Bathroom Considerations When Renovating

It is not uncommon now to find a bathroom attached to every bedroom these days. Newly built houses have at least one en suite as well as a family bathroom. This becomes especially convenient when you have two or three storey houses, saving those trips up and down the stairs. Renovating or adding a bathroom can only but increase the value of the house as buyers would definitely appreciate them. 

  • Your budget

Planning your budget is important so that you get what you want at the end of a bathroom renovation. Weigh out the cost of fixtures, tiling, and decoration work so that you don’t end up feeling short-changed when you have to settle for less because you’ve run your budget on one aspect of the renovation and do not have enough to finish another. Whatever your budget, you should prepare for overruns. Bathroom renovations are notorious for surprises with a price tag.

  • Maximize Profit

A new clean contemporary bathroom will add value to the whole house and selling price, especially if the house is the same standard. It can lift the whole property and make it sell faster than competition in the area. This could mean a couple of months’ mortgage payments saved, or getting the best price in the area. 

  • Renovating an Existing Bathroom

Renovating an existing bathroom can be as simple as redecorating, installing a new floor or a total tear-out involving re-routing plumbing, electricity and water supply. If you do not intend on changing the position of the toilets, sink or shower, then perhaps a floor tiling work will do. If you’re doing a total renovation, make sure you select fittings that are good quality while not luxuriously overboard. 

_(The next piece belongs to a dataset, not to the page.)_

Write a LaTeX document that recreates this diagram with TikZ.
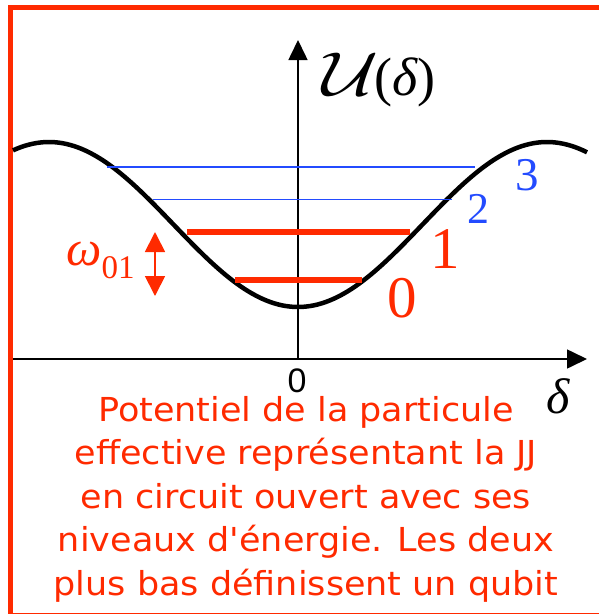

If the fittings are still in good quality then reconditioning and re-enamelling them is an option as it may be more expensive to replace them. Original pieces are what buyers want to see these days especially in period home. 

Keep in mind the comparative values of homes in the neightbourhood. Over –the-top renovations could raise the cost of renovation above what you can fetch in the market when you well it. Get an appraisal of your house when decide to do a bathroom renovation. Decide and weigh on whether the bathroom renovation will add true value to your home.

  • Doing it yourself or hiring the professionals

From getting  your idea in mind to paper while both fulfilling functionality and aesthetically pleasing results, you may need help to get your vision and translate it into something that actually can be accomplished. A good bathroom designer would just about be able to do that. A good bathroom renovation contractor can help keep things on a schedule. They also have more experience and expertise in meeting building codes. Plumbing, electrical and safety codes all come together in a bathroom renovation

  • Keep up with the trends

Keeping up with the trend puts you on the forefront of bathroom design trends. You don’t want to end up with out-of-date bathroom renovation by the time you finish.

  • Adding a Bathroom

If you’re planning on extending or adding a bedroom, then an en suite bathroom may be an option is you’ve got space. This should be sited close to existing bathroom or above the kitchen, so that the pipe work can be joined to existing plumbing. Building Regulations also stipulates that the minimum lengths between fittings and soil stack. It is the waste pipe work that is more important than hot and cold water supply. There are pumped macerators systems that can solve this problem if you cannot get it close enough. 

Once you’ve got the bigger picture sorted, look into the smaller details in bathroom renovation plans. Below are some of the guidelines you can broadly follow when planning the layout of your new bathroom:

  • There should be ample floor space on both sides of a door; at least door width on the push side, and more than door width on the pull side 
  • Incorporate countertops and other surfaces with edges that are smoothed, clipped, or radiused. 
  • Use only tempered or safety glass for all glass doors and partitions 
  • Shower doors should swing open into the bathroom, not the shower 
  • Safety rails and grab bars should be present in showers and tubs 
  • Avoid steps around showers and tubs 
  • Faucets should be accessible from outside the tub or shower, and should include anti-scald devices 
  • Include access panels for all electrical, plumbing, and HVAC system connections 
  • Provide at least (to the minimum) 15 inch of clearance from centerline of sinks to any sidewalls 
  • Toilet enclosures should be at least 36 inch wide, and 66 inch deep; doors should open out into the room and away from the toilet.